**GOAL**
Restate, exactly and without pictures, the lines from the start of the listing below through the line holding "const seriesValues = [values120, values100, values80];".

-------- SOURCE MATERIAL

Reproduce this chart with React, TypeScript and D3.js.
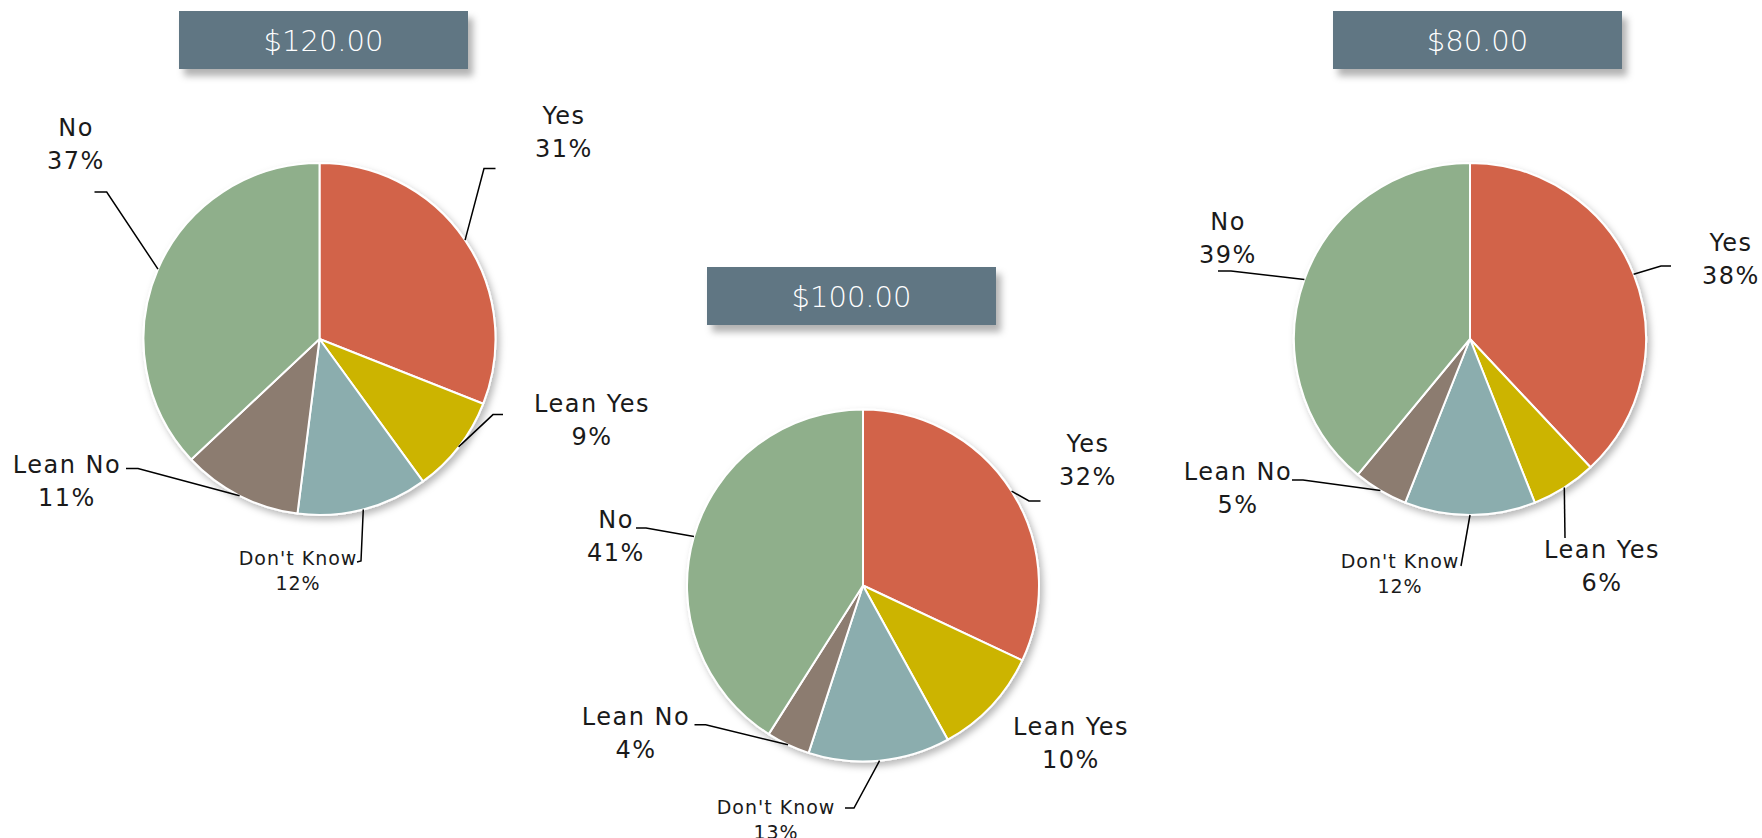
import React from "react";
import * as d3 from "d3";

// ---------- data ----------
const categories = ["Yes", "Lean Yes", "Don't Know", "Lean No", "No"];
const titles = ["$120.00", "$100.00", "$80.00"];
const values120 = [31, 9, 12, 11, 37];
const values100 = [32, 10, 13, 4, 41];
const values80 = [38, 6, 12, 5, 39];
const seriesValues = [values120, values100, values80];

// ---------- styles / layout ----------
const colors = ["#D2644A", "#CCB400", "#8BADAE", "#8C7B70", "#8FAF8B"];
const W = 1762;
const H = 838;
const R = 176;
const centers: [number, number][] = [
  [319.5, 339],
  [863, 585.5],
  [1470, 339],
];
const titleBoxes: [number, number][] = [
  [179, 11],
  [707, 267],
  [1333, 11],
];
const BOX_W = 289;
const BOX_H = 58;

type LabelLayout = {
  lx: number;
  ly: number;
  elbow?: [number, number];
  end?: [number, number];
};

// label / leader offsets relative to each pie centre
const labelLayouts: LabelLayout[][] = [
  [
    { lx: 244.5, ly: -215, elbow: [164.5, -170.5], end: [176, -170.5] },
    { lx: 272.5, ly: 73, elbow: [173.5, 75.6], end: [183.5, 75.6] },
    { lx: -21.5, ly: 226, elbow: [41.5, 222], end: [37.5, 223] },
    { lx: -252.5, ly: 134, elbow: [-181.5, 129.6], end: [-193.5, 129.6] },
    { lx: -243.5, ly: -203, elbow: [-212.8, -147], end: [-225, -147] },
  ],
  [
    { lx: 225, ly: -133.5, elbow: [166, -84.5], end: [177.5, -84.5] },
    { lx: 208, ly: 149.5 },
    { lx: -87, ly: 228.5, elbow: [-9, 222.5], end: [-18, 222.5] },
    { lx: -227, ly: 139.5, elbow: [-157.3, 139.3], end: [-168.5, 139.3] },
    { lx: -247, ly: -57.5, elbow: [-217, -57.5], end: [-227, -57.5] },
  ],
  [
    { lx: 261, ly: -88, elbow: [191, -73], end: [201, -73] },
    { lx: 132, ly: 219, elbow: [95, 199], end: [95, 199] },
    { lx: -70, ly: 229, elbow: [-9, 227], end: [-9, 227] },
    { lx: -232, ly: 141, elbow: [-167, 141], end: [-178, 141] },
    { lx: -242, ly: -109, elbow: [-239, -68], end: [-252, -68] },
  ],
];

const FONT = "'Century Gothic', 'DejaVu Sans', sans-serif";

function Pie({ idx }: { idx: number }) {
  const values = seriesValues[idx];
  const [cx, cy] = centers[idx];
  const pieGen = d3
    .pie<number>()
    .sort(null)
    .value((d) => d);
  const arcs = pieGen(values);
  const arcGen = d3.arc<d3.PieArcDatum<number>>().innerRadius(0).outerRadius(R);
  const total = d3.sum(values);
  const fmt = d3.format(".0%");

  return (
    <g transform={`translate(${cx},${cy})`}>
      <g filter="url(#pieShadow)">
        {arcs.map((a, i) => (
          <path
            key={i}
            d={arcGen(a) || ""}
            fill={colors[i]}
            stroke="#FFFFFF"
            strokeWidth={2}
            strokeLinejoin="round"
          />
        ))}
      </g>
      {arcs.map((a, i) => {
        const L = labelLayouts[idx][i];
        const mid = (a.startAngle + a.endAngle) / 2;
        const sx = R * Math.sin(mid);
        const sy = -R * Math.cos(mid);
        const small = categories[i] === "Don't Know";
        const fs = small ? 19 : 24;
        const ls = small ? 1 : 1.5;
        const lh = small ? 25 : 33;
        return (
          <g key={"l" + i}>
            {L.elbow && L.end && (
              <polyline
                points={`${sx},${sy} ${L.elbow[0]},${L.elbow[1]} ${L.end[0]},${L.end[1]}`}
                fill="none"
                stroke="#000"
                strokeWidth={1.5}
              />
            )}
            <text
              x={L.lx}
              y={L.ly}
              textAnchor="middle"
              fontFamily={FONT}
              fontSize={fs}
              letterSpacing={ls}
              fill="#1a1a1a"
            >
              <tspan x={L.lx}>{categories[i]}</tspan>
              <tspan x={L.lx} dy={lh}>
                {fmt(values[i] / total)}
              </tspan>
            </text>
          </g>
        );
      })}
    </g>
  );
}

export default function App() {
  return (
    <svg
      width={W}
      height={H}
      viewBox={`0 0 ${W} ${H}`}
      style={{ position: "absolute", left: 0, top: 0, background: "#fff" }}
    >
      <defs>
        <filter id="pieShadow" x="-20%" y="-20%" width="140%" height="140%">
          <feDropShadow dx={3} dy={4} stdDeviation={3.5} floodColor="#000" floodOpacity={0.28} />
        </filter>
        <filter id="boxShadow" x="-10%" y="-30%" width="125%" height="170%">
          <feDropShadow dx={5} dy={7} stdDeviation={3.5} floodColor="#000" floodOpacity={0.3} />
        </filter>
      </defs>
      <rect x={0} y={0} width={W} height={H} fill="#fff" />
      {titles.map((t, i) => (
        <g key={t}>
          <rect
            x={titleBoxes[i][0]}
            y={titleBoxes[i][1]}
            width={BOX_W}
            height={BOX_H}
            fill="#607683"
            filter="url(#boxShadow)"
          />
          <text
            x={titleBoxes[i][0] + BOX_W / 2}
            y={titleBoxes[i][1] + 40}
            textAnchor="middle"
            fontFamily={FONT}
            fontSize={29}
            fontWeight={300}
            fill="#FFFFFF"
          >
            {t}
          </text>
        </g>
      ))}
      {seriesValues.map((_, i) => (
        <Pie key={i} idx={i} />
      ))}
    </svg>
  );
}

----------------

**WRITTEN ANSWER**
Reproduce this chart with React, TypeScript and D3.js.
import React from "react";
import * as d3 from "d3";

// ---------- data ----------
const categories = ["Yes", "Lean Yes", "Don't Know", "Lean No", "No"];
const titles = ["$120.00", "$100.00", "$80.00"];
const values120 = [31, 9, 12, 11, 37];
const values100 = [32, 10, 13, 4, 41];
const values80 = [38, 6, 12, 5, 39];
const seriesValues = [values120, values100, values80];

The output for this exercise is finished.